MU alumnus Reuben Merideth has pledged a $1 million contribution to the MU College of Veterinary Medicine.

“Dr. Merideth is not only a respected leader in his profession of animal ophthalmology, but also a special friend here at Mizzou and in this college,” said Carolyn Henry, dean of the MU College of Veterinary Medicine. “He continues to be invested in the education that our students receive and although he is known worldwide for his expertise in ophthalmology, he has never forgotten his Missouri roots and his alma mater.”

Merideth earned a bachelor’s degree in business administration in 1970 and a doctoral degree in veterinary medicine in 1978, both from MU. Merideth was a National Institutes of Health Fellow in comparative ophthalmology at the University of Florida before founding Eye Care for Animals, the world’s largest veterinary ophthalmology organization, in 1981.

“Dr. Merideth’s gift of unrestricted support will help Mizzou achieve excellence by allowing the College of Veterinary Medicine to respond immediately to its most critical needs,” said Mun Y. Choi, UM System president and interim MU chancellor. “We want to thank Dr. Merideth for his incredible generosity and we are inspired by his leadership.”
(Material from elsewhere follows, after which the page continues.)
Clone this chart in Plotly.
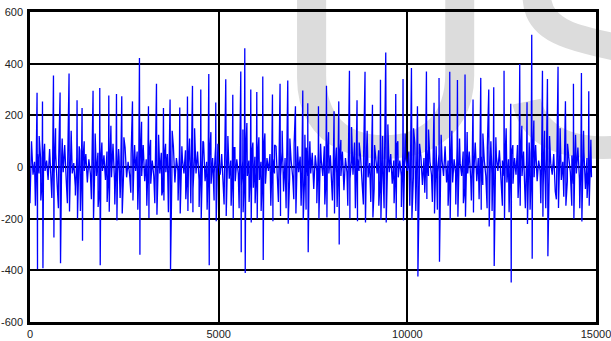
import plotly.graph_objects as go

# ---- data ----
beat_x = [193, 337, 628, 803, 1041, 1253, 1386, 1677, 1855, 2094, 2298, 2438, 2722, 2907, 3146,
          3358, 3543, 3718, 3975, 4179, 4312, 4532, 4744, 4929, 5194, 5380, 5592, 5698, 5857, 6016,
          6175, 6432, 6633, 6837, 7041, 7235, 7367, 7651, 7863, 8064, 8189, 8472, 8673, 8885, 9082,
          9294, 9434, 9699, 9892, 10115, 10274, 10512, 10714, 10846, 11130, 11334, 11535, 11747, 11952, 12164,
          12296, 12569, 12747, 12985, 13178, 13303, 13587, 13719, 14000, 14196, 14408, 14620, 14814]
beat_peak = [287, 254, 354, 288, 362, 258, 228, 295, 306, 277, 283, 274, 254, 422, 235,
             322, 228, 261, 230, 273, 314, 300, 360, 250, 340, 280, 370, 460, 300, 290,
             350, 281, 322, 335, 235, 296, 247, 235, 315, 216, 254, 373, 258, 369, 241,
             338, 443, 283, 341, 383, 235, 370, 249, 345, 369, 337, 358, 261, 345, 300,
             309, 373, 245, 399, 251, 512, 373, 341, 388, 254, 322, 364, 293]
beat_trough = [-396, -392, -273, -373, -172, -200, -285, -204, -380, -173, -207, -180, -130, -340, -197,
               -185, -130, -400, -180, -170, -175, -200, -380, -210, -190, -200, -330, -410, -215, -200,
               -360, -210, -190, -220, -180, -205, -330, -200, -195, -180, -300, -200, -210, -215, -195,
               -205, -215, -200, -207, -204, -424, -124, -180, -367, -204, -193, -193, -176, -165, -230,
               -383, -204, -447, -150, -221, -355, -193, -345, -159, -150, -200, -211, -150]
beat_sub_peak = [120, 90, 150, 110, 140, 80, 100, 130, 95, 160,
                 70, 115, 85, 175, 105, 125, 90, 140, 80, 110,
                 150, 100, 135, 90, 120, 75, 145, 170, 95, 115,
                 130, 85, 140, 110, 80, 125, 100, 90, 135, 70,
                 105, 155, 95, 140, 85, 120, 165, 100, 130, 150,
                 90, 145, 80, 125, 140, 110, 135, 90, 130, 100,
                 115, 150, 85, 160, 95, 180, 140, 120, 150, 90,
                 125, 140, 105]
beat_sub_trough = [-150, -130, -120, -160, -140, -110, -170, -125, -155, -135,
                   -145, -120, -100, -165, -150, -140, -110, -175, -130, -125,
                   -140, -155, -165, -130, -145, -150, -160, -175, -135, -140,
                   -170, -150, -135, -160, -125, -150, -165, -140, -145, -130,
                   -155, -150, -160, -145, -135, -150, -160, -140, -155, -150,
                   -170, -100, -135, -165, -150, -145, -140, -130, -125, -160,
                   -170, -150, -175, -120, -160, -165, -140, -160, -125, -115,
                   -150, -160, -120]

bg_step = 40
bg_values = [
    -140, 100, -30, 20, -45, 50, -25, 35, -60, 40, -15, 25, -50, 70, -35, 20, -25, 55, -70, 30,
    -35, 45, -20, 85, -50, 25, -40, 60, -25, 15, -75, 40, -30, 65, -45, 20, -15, 50, -60, 30,
    -25, 80, -40, 20, -35, 55, -90, 30, -15, 45, -50, 60, -25, 15, -40, 90, -55, 25, -20, 40,
    -70, 35, -25, 75, -40, 20, -30, 50, -85, 40, -15, 60, -45, 20, -35, 85, -55, 30, -25, 45,
    -65, 25, -35, 70, -40, 20, -25, 55, -90, 35, -20, 50, -50, 25, -30, 80, -60, 35, -15, 45,
    -75, 30, -25, 65, -40, 15, -35, 55, -85, 40, -25, 60, -50, 25, -35, 95, -55, 20, -20, 45,
    -65, 35, -25, 80, -45, 20, -30, 50, -90, 35, -15, 65, -45, 25, -40, 75, -55, 30, -25, 40,
    -70, 25, -35, 70, -35, 25, -25, 55, -80, 40, -20, 55, -50, 20, -30, 85, -65, 35, -15, 50,
    -60, 30, -25, 80, -40, 15, -35, 60, -95, 35, -25, 50, -45, 25, -35, 90, -55, 25, -20, 40,
    -70, 35, -30, 75, -35, 20, -25, 55, -85, 45, -15, 60, -50, 25, -35, 80, -60, 30, -25, 45,
    -65, 25, -25, 75, -45, 20, -35, 60, -90, 35, -20, 55, -45, 25, -30, 95, -55, 30, -15, 40,
    -75, 30, -35, 70, -40, 15, -25, 50, -85, 40, -25, 65, -50, 20, -35, 80, -55, 35, -20, 50,
    -65, 25, -30, 85, -40, 25, -35, 60, -80, 35, -15, 60, -45, 25, -40, 90, -65, 30, -25, 40,
    -70, 35, -25, 65, -35, 20, -30, 55, -95, 45, -20, 50, -50, 25, -35, 80, -60, 25, -15, 45,
    -60, 30, -25, 80, -45, 15, -35, 60, -85, 35, -25, 60, -45, 20, -30, 95, -55, 35, -20, 40,
    -70, 25, -35, 75, -40, 25, -25, 55, -90, 40, -15, 65, -50, 25, -35, 75, -60, 30, -25, 50,
    -65, 35, -30, 85, -40, 20, -35, 60, -80, 35, -20, 55, -45, 25, -40, 85, -55, 25, -15, 40,
    -75, 30, -25, 70, -35, 15, -30, 50, -95, 45, -25, 60, -50, 20, -35, 90, -55, 35, -20, 45,
    -65, 25, -25, 75, -45, 25, -35, 60, -85, 35, -15, 55, -40,
]

x_ticks = [0, 5000, 10000, 15000]
y_ticks = [-600, -400, -200, 0, 200, 400, 600]
watermark = "US"

# ---- assemble the trace points ----
pts = [(i * bg_step, v) for i, v in enumerate(bg_values)]
for bx, bp, bt, sp, st in zip(beat_x, beat_peak, beat_trough, beat_sub_peak, beat_sub_trough):
    pts.append((bx - 50, st))
    pts.append((bx - 6, bp))
    pts.append((bx + 6, bt))
    pts.append((bx + 50, sp))
pts.sort(key=lambda p: p[0])
xs = [p[0] for p in pts]
ys = [p[1] for p in pts]

fig = go.Figure()
fig.add_trace(go.Scatter(x=xs, y=ys, mode="lines",
                         line=dict(color="#0000ff", width=1.3),
                         hoverinfo="skip", showlegend=False))

# watermark text behind the grid
fig.add_shape(type="rect", xref="paper", yref="paper",
              x0=0.4187, x1=1.18, y0=0.41, y1=1.4,
              line=dict(width=0), fillcolor="rgba(0,0,0,0)", layer="below",
              label=dict(text=watermark, textposition="bottom left",
                         font=dict(family="Liberation Sans", size=312, color="#dcdcdc")))

fig.update_layout(
    width=611, height=341,
    margin=dict(l=30, r=15, t=12, b=19),
    paper_bgcolor="white", plot_bgcolor="white",
    font=dict(family="Liberation Sans", size=11, color="#222222"),
    showlegend=False,
)
fig.update_xaxes(range=[0, 15000], tickvals=x_ticks, ticktext=[str(v) for v in x_ticks],
                 showgrid=True, gridcolor="black", gridwidth=1.5, automargin=False,
                 showline=True, linecolor="black", linewidth=2.5, mirror=True,
                 zeroline=False, ticks="", ticklabelstandoff=0, ticklabeloverflow="allow")
fig.update_yaxes(range=[-600, 600], tickvals=y_ticks, ticktext=[str(v) for v in y_ticks],
                 showgrid=True, gridcolor="black", gridwidth=2, automargin=False,
                 showline=True, linecolor="black", linewidth=2.5, mirror=True,
                 zeroline=False, ticks="", ticklabelstandoff=2, ticklabeloverflow="allow")

# remove the page's default body margin so the figure sits at the window's corner
fig.write_html("out.html", config={"displayModeBar": False},
               post_script="document.body.style.margin='0';")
Merideth is the author of more than 30 scientific articles and a contributing author of five veterinary textbooks. His clinical interests include glaucoma, a condition where a buildup of pressure in the eye causes damage to the optic nerve, and cataracts, which are cloudy areas in the lens of the eye causing blurry vision. A former president of the Arizona Veterinary Medical Association Counsel, Merideth is board certified by the American College of Veterinary Ophthalmologists, the highest medical designation for veterinarians.

“I could not list all the people at Mizzou who showed great acts of kindness in my education, as my classmates, professors and the staff were all an integral part of my training to become a veterinarian,” Merideth said. “Nothing makes me prouder than to say I am a graduate of the MU College of Veterinary Medicine, which is training the next generation of veterinarians to provide services to livestock and pet owners throughout the state. This gift illustrates my confidence in the college as it has adapted to keep students, faculty, staff and clients safe while advancing its mission during the pandemic.”